- _To be done_
Reproduce all of the data below without alteration; exclude every picture.

- _Source data_
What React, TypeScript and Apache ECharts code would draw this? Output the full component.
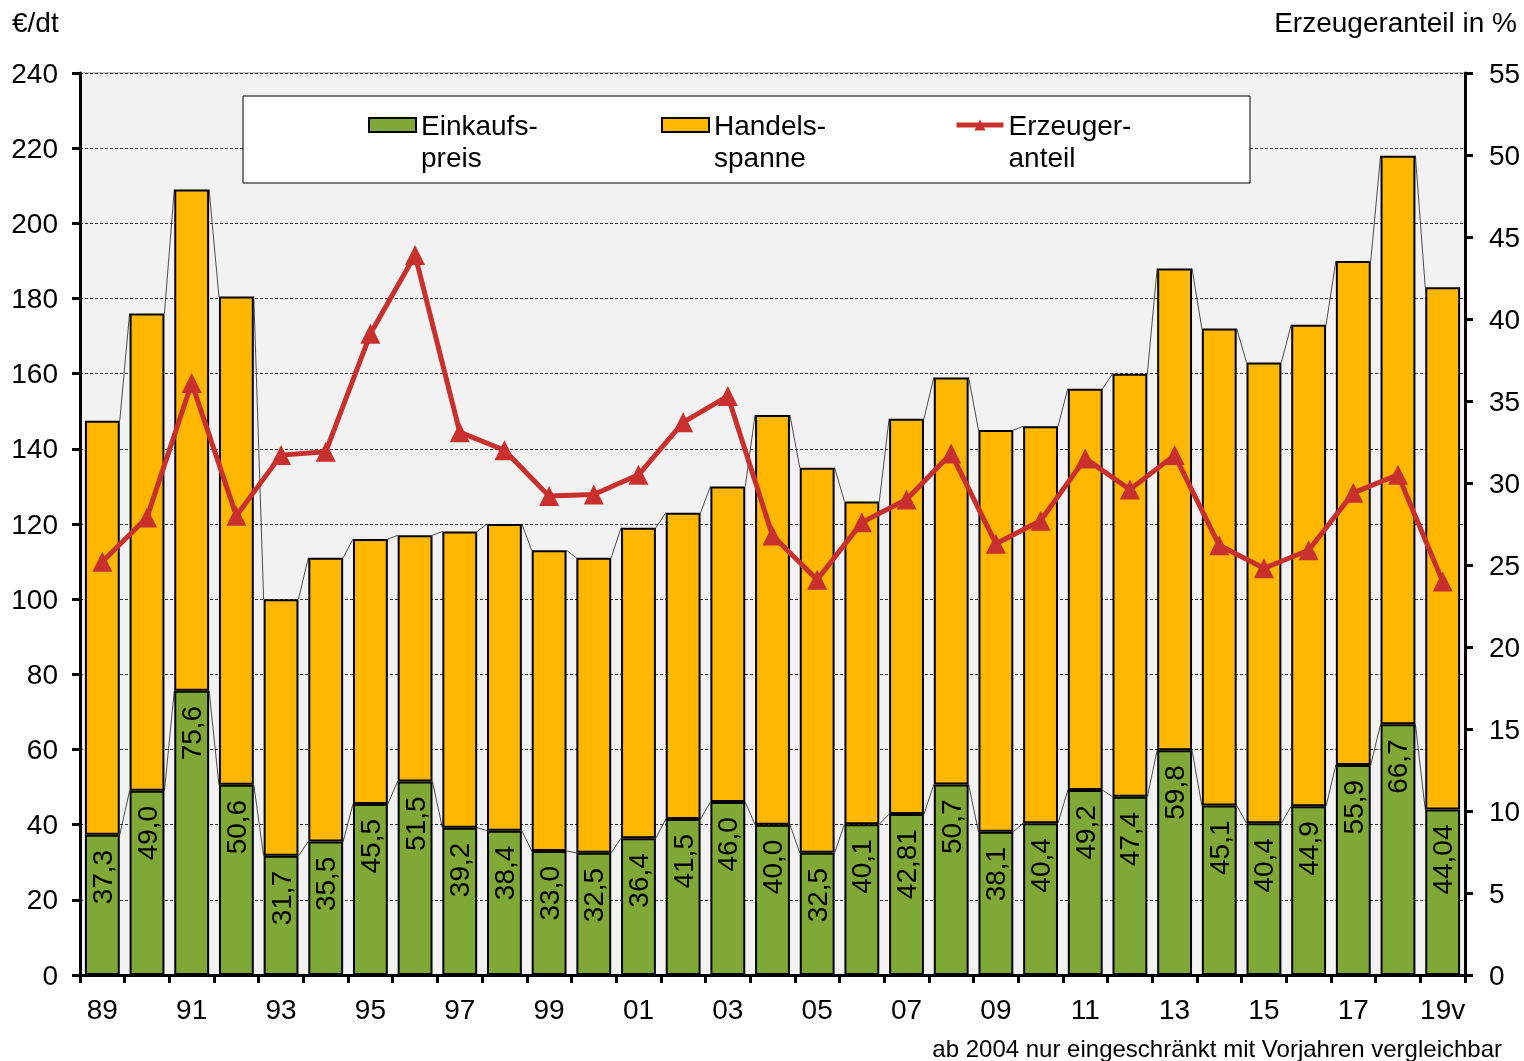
import React, { useEffect, useRef } from "react";
import * as echarts from "echarts";

const years = ["89","90","91","92","93","94","95","96","97","98","99","00","01","02","03","04","05","06","07","08","09","10","11","12","13","14","15","16","17","18","19v"];
const einkaufspreis = [37.3,49.0,75.6,50.6,31.7,35.5,45.5,51.5,39.2,38.4,33.0,32.5,36.4,41.5,46.0,40.0,32.5,40.1,42.81,50.7,38.1,40.4,49.2,47.4,59.8,45.1,40.4,44.9,55.9,66.7,44.04];
const handelsspanne = [110.2,127.0,133.4,129.9,68.3,75.5,70.5,65.5,78.8,81.6,80.0,78.5,82.6,81.5,84.0,109.0,102.5,85.9,105.19,108.3,106.9,105.6,106.8,112.6,128.2,126.9,122.6,128.1,134.1,151.3,138.96];
const erzeugeranteil = [25.2,27.9,36.1,28.0,31.7,31.9,39.1,43.9,33.1,32.0,29.2,29.3,30.5,33.7,35.3,26.8,24.1,27.6,29.0,31.8,26.3,27.7,31.5,29.6,31.7,26.2,24.8,25.9,29.4,30.5,24.0];
const leftTicks = { min: 0, max: 240, interval: 20 };
const rightTicks = { min: 0, max: 55, interval: 5 };

const FONT = "'Liberation Sans', Arial, sans-serif";
const FS = 28;
const GREEN = "#7FA837";
const ORANGE = "#FFB700";
const RED = "#C8302E";
const BAR_FRAC = 0.78;

function fmt(v: number): string {
  const oneDec = Math.abs(v * 10 - Math.round(v * 10)) < 1e-6;
  return (oneDec ? v.toFixed(1) : v.toFixed(2)).replace(".", ",");
}

export default function App() {
  const ref = useRef<HTMLDivElement>(null);
  useEffect(() => {
    if (!ref.current) return;
    const chart = echarts.init(ref.current, null, { renderer: "svg" });
    const connectorData = years.slice(0, -1).map((_, i) => [
      i,
      einkaufspreis[i],
      einkaufspreis[i] + handelsspanne[i],
      einkaufspreis[i + 1],
      einkaufspreis[i + 1] + handelsspanne[i + 1],
    ]);
    const legendNames: Record<string, string> = {
      Einkaufspreis: "\nEinkaufs-\npreis",
      Handelsspanne: "\nHandels-\nspanne",
      Erzeugeranteil: "\nErzeuger-\nanteil",
    };
    chart.setOption({
      animation: false,
      textStyle: { fontFamily: FONT, color: "#000" },
      grid: {
        left: 80, right: 59, top: 73, bottom: 86,
        show: true, backgroundColor: "#F2F2F2", borderColor: "#8C8C8C", borderWidth: 1,
      },
      graphic: [
        { type: "rect", z: 3, shape: { x: 243, y: 96, width: 1007, height: 87 }, style: { fill: "#fff", stroke: "#000", lineWidth: 1 } },
        { type: "text", x: 12, y: 22, style: { text: "€/dt", font: `${FS}px ${FONT}`, fill: "#000", verticalAlign: "middle", align: "left" } },
        { type: "text", x: 1517, y: 22, style: { text: "Erzeugeranteil in %", font: `${FS}px ${FONT}`, fill: "#000", verticalAlign: "middle", align: "right" } },
        { type: "text", x: 1502, y: 1048, style: { text: "ab 2004 nur eingeschränkt mit Vorjahren vergleichbar", font: `24px ${FONT}`, fill: "#000", verticalAlign: "middle", align: "right" } },
      ],
      legend: {
        data: [
          { name: "Einkaufspreis", icon: "rect" },
          { name: "Handelsspanne", icon: "rect" },
          { name: "Erzeugeranteil", lineStyle: { width: 5, color: RED } },
        ],
        left: 368, top: 77, padding: 0,
        itemWidth: 47, itemHeight: 14, itemGap: 44,
        formatter: (n: string) => legendNames[n] || n,
        textStyle: { fontSize: FS, lineHeight: 32, width: 196, color: "#000", fontFamily: FONT },
        z: 5,
      },
      xAxis: {
        type: "category",
        data: years,
        axisLine: { lineStyle: { color: "#000", width: 3 } },
        axisTick: { show: true, interval: 0, length: 8, lineStyle: { color: "#000", width: 3 } },
        axisLabel: { interval: 1, fontSize: FS, color: "#000", margin: 20 },
      },
      yAxis: [
        {
          type: "value", ...leftTicks, position: "left",
          axisLine: { show: true, lineStyle: { color: "#000", width: 3 } },
          axisTick: { show: true, length: 8, lineStyle: { color: "#000", width: 3 } },
          axisLabel: { fontSize: FS, color: "#000", margin: 22 },
          splitLine: { show: true, lineStyle: { color: "#333", width: 1, type: [3, 2] } },
        },
        {
          type: "value", ...rightTicks, position: "right",
          axisLine: { show: true, lineStyle: { color: "#000", width: 3 } },
          axisTick: { show: true, length: 8, lineStyle: { color: "#000", width: 3 } },
          axisLabel: { fontSize: FS, color: "#000", margin: 24 },
          splitLine: { show: false },
        },
      ],
      series: [
        {
          name: "Verbinder",
          type: "custom",
          yAxisIndex: 0,
          z: 1,
          silent: true,
          data: connectorData,
          encode: { x: 0, y: [1, 2, 3, 4] },
          renderItem: (params: any, api: any) => {
            const i = api.value(0);
            const hw = (api.size([1, 0])[0] * BAR_FRAC) / 2;
            const a1 = api.coord([i, api.value(1)]);
            const a2 = api.coord([i + 1, api.value(3)]);
            const b1 = api.coord([i, api.value(2)]);
            const b2 = api.coord([i + 1, api.value(4)]);
            const st = { stroke: "#222", lineWidth: 0.8, fill: null };
            return {
              type: "group",
              children: [
                { type: "line", shape: { x1: a1[0] + hw, y1: a1[1], x2: a2[0] - hw, y2: a2[1] }, style: st },
                { type: "line", shape: { x1: b1[0] + hw, y1: b1[1], x2: b2[0] - hw, y2: b2[1] }, style: st },
              ],
            };
          },
        },
        {
          name: "Einkaufspreis",
          type: "bar",
          stack: "a",
          barWidth: `${BAR_FRAC * 100}%`,
          data: einkaufspreis,
          itemStyle: { color: GREEN, borderColor: "#000", borderWidth: 2 },
          label: {
            show: true,
            position: "insideTop",
            rotate: 90,
            align: "right",
            verticalAlign: "middle",
            distance: 15,
            fontSize: FS,
            color: "#000",
            fontFamily: FONT,
            formatter: (p: any) => fmt(p.value),
          },
          z: 2,
        },
        {
          name: "Handelsspanne",
          type: "bar",
          stack: "a",
          barWidth: `${BAR_FRAC * 100}%`,
          data: handelsspanne,
          itemStyle: { color: ORANGE, borderColor: "#000", borderWidth: 2 },
          z: 2,
        },
        {
          name: "Erzeugeranteil",
          type: "line",
          yAxisIndex: 1,
          data: erzeugeranteil,
          symbol: "triangle",
          symbolSize: 20,
          lineStyle: { color: RED, width: 5 },
          itemStyle: { color: RED },
          z: 6,
        },
      ],
    });
    return () => chart.dispose();
  }, []);
  return <div ref={ref} style={{ position: "fixed", left: 0, top: 0, width: 1524, height: 1061 }} />;
}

- _Result for this exercise_
What React, TypeScript and Apache ECharts code would draw this? Output the full component.
import React, { useEffect, useRef } from "react";
import * as echarts from "echarts";

const years = ["89","90","91","92","93","94","95","96","97","98","99","00","01","02","03","04","05","06","07","08","09","10","11","12","13","14","15","16","17","18","19v"];
const einkaufspreis = [37.3,49.0,75.6,50.6,31.7,35.5,45.5,51.5,39.2,38.4,33.0,32.5,36.4,41.5,46.0,40.0,32.5,40.1,42.81,50.7,38.1,40.4,49.2,47.4,59.8,45.1,40.4,44.9,55.9,66.7,44.04];
const handelsspanne = [110.2,127.0,133.4,129.9,68.3,75.5,70.5,65.5,78.8,81.6,80.0,78.5,82.6,81.5,84.0,109.0,102.5,85.9,105.19,108.3,106.9,105.6,106.8,112.6,128.2,126.9,122.6,128.1,134.1,151.3,138.96];
const erzeugeranteil = [25.2,27.9,36.1,28.0,31.7,31.9,39.1,43.9,33.1,32.0,29.2,29.3,30.5,33.7,35.3,26.8,24.1,27.6,29.0,31.8,26.3,27.7,31.5,29.6,31.7,26.2,24.8,25.9,29.4,30.5,24.0];
const leftTicks = { min: 0, max: 240, interval: 20 };
const rightTicks = { min: 0, max: 55, interval: 5 };

const FONT = "'Liberation Sans', Arial, sans-serif";
const FS = 28;
const GREEN = "#7FA837";
const ORANGE = "#FFB700";
const RED = "#C8302E";
const BAR_FRAC = 0.78;

function fmt(v: number): string {
  const oneDec = Math.abs(v * 10 - Math.round(v * 10)) < 1e-6;
  return (oneDec ? v.toFixed(1) : v.toFixed(2)).replace(".", ",");
}

export default function App() {
  const ref = useRef<HTMLDivElement>(null);
  useEffect(() => {
    if (!ref.current) return;
    const chart = echarts.init(ref.current, null, { renderer: "svg" });
    const connectorData = years.slice(0, -1).map((_, i) => [
      i,
      einkaufspreis[i],
      einkaufspreis[i] + handelsspanne[i],
      einkaufspreis[i + 1],
      einkaufspreis[i + 1] + handelsspanne[i + 1],
    ]);
    const legendNames: Record<string, string> = {
      Einkaufspreis: "\nEinkaufs-\npreis",
      Handelsspanne: "\nHandels-\nspanne",
      Erzeugeranteil: "\nErzeuger-\nanteil",
    };
    chart.setOption({
      animation: false,
      textStyle: { fontFamily: FONT, color: "#000" },
      grid: {
        left: 80, right: 59, top: 73, bottom: 86,
        show: true, backgroundColor: "#F2F2F2", borderColor: "#8C8C8C", borderWidth: 1,
      },
      graphic: [
        { type: "rect", z: 3, shape: { x: 243, y: 96, width: 1007, height: 87 }, style: { fill: "#fff", stroke: "#000", lineWidth: 1 } },
        { type: "text", x: 12, y: 22, style: { text: "€/dt", font: `${FS}px ${FONT}`, fill: "#000", verticalAlign: "middle", align: "left" } },
        { type: "text", x: 1517, y: 22, style: { text: "Erzeugeranteil in %", font: `${FS}px ${FONT}`, fill: "#000", verticalAlign: "middle", align: "right" } },
        { type: "text", x: 1502, y: 1048, style: { text: "ab 2004 nur eingeschränkt mit Vorjahren vergleichbar", font: `24px ${FONT}`, fill: "#000", verticalAlign: "middle", align: "right" } },
      ],
      legend: {
        data: [
          { name: "Einkaufspreis", icon: "rect" },
          { name: "Handelsspanne", icon: "rect" },
          { name: "Erzeugeranteil", lineStyle: { width: 5, color: RED } },
        ],
        left: 368, top: 77, padding: 0,
        itemWidth: 47, itemHeight: 14, itemGap: 44,
        formatter: (n: string) => legendNames[n] || n,
        textStyle: { fontSize: FS, lineHeight: 32, width: 196, color: "#000", fontFamily: FONT },
        z: 5,
      },
      xAxis: {
        type: "category",
        data: years,
        axisLine: { lineStyle: { color: "#000", width: 3 } },
        axisTick: { show: true, interval: 0, length: 8, lineStyle: { color: "#000", width: 3 } },
        axisLabel: { interval: 1, fontSize: FS, color: "#000", margin: 20 },
      },
      yAxis: [
        {
          type: "value", ...leftTicks, position: "left",
          axisLine: { show: true, lineStyle: { color: "#000", width: 3 } },
          axisTick: { show: true, length: 8, lineStyle: { color: "#000", width: 3 } },
          axisLabel: { fontSize: FS, color: "#000", margin: 22 },
          splitLine: { show: true, lineStyle: { color: "#333", width: 1, type: [3, 2] } },
        },
        {
          type: "value", ...rightTicks, position: "right",
          axisLine: { show: true, lineStyle: { color: "#000", width: 3 } },
          axisTick: { show: true, length: 8, lineStyle: { color: "#000", width: 3 } },
          axisLabel: { fontSize: FS, color: "#000", margin: 24 },
          splitLine: { show: false },
        },
      ],
      series: [
        {
          name: "Verbinder",
          type: "custom",
          yAxisIndex: 0,
          z: 1,
          silent: true,
          data: connectorData,
          encode: { x: 0, y: [1, 2, 3, 4] },
          renderItem: (params: any, api: any) => {
            const i = api.value(0);
            const hw = (api.size([1, 0])[0] * BAR_FRAC) / 2;
            const a1 = api.coord([i, api.value(1)]);
            const a2 = api.coord([i + 1, api.value(3)]);
            const b1 = api.coord([i, api.value(2)]);
            const b2 = api.coord([i + 1, api.value(4)]);
            const st = { stroke: "#222", lineWidth: 0.8, fill: null };
            return {
              type: "group",
              children: [
                { type: "line", shape: { x1: a1[0] + hw, y1: a1[1], x2: a2[0] - hw, y2: a2[1] }, style: st },
                { type: "line", shape: { x1: b1[0] + hw, y1: b1[1], x2: b2[0] - hw, y2: b2[1] }, style: st },
              ],
            };
          },
        },
        {
          name: "Einkaufspreis",
          type: "bar",
          stack: "a",
          barWidth: `${BAR_FRAC * 100}%`,
          data: einkaufspreis,
          itemStyle: { color: GREEN, borderColor: "#000", borderWidth: 2 },
          label: {
            show: true,
            position: "insideTop",
            rotate: 90,
            align: "right",
            verticalAlign: "middle",
            distance: 15,
            fontSize: FS,
            color: "#000",
            fontFamily: FONT,
            formatter: (p: any) => fmt(p.value),
          },
          z: 2,
        },
        {
          name: "Handelsspanne",
          type: "bar",
          stack: "a",
          barWidth: `${BAR_FRAC * 100}%`,
          data: handelsspanne,
          itemStyle: { color: ORANGE, borderColor: "#000", borderWidth: 2 },
          z: 2,
        },
        {
          name: "Erzeugeranteil",
          type: "line",
          yAxisIndex: 1,
          data: erzeugeranteil,
          symbol: "triangle",
          symbolSize: 20,
          lineStyle: { color: RED, width: 5 },
          itemStyle: { color: RED },
          z: 6,
        },
      ],
    });
    return () => chart.dispose();
  }, []);
  return <div ref={ref} style={{ position: "fixed", left: 0, top: 0, width: 1524, height: 1061 }} />;
}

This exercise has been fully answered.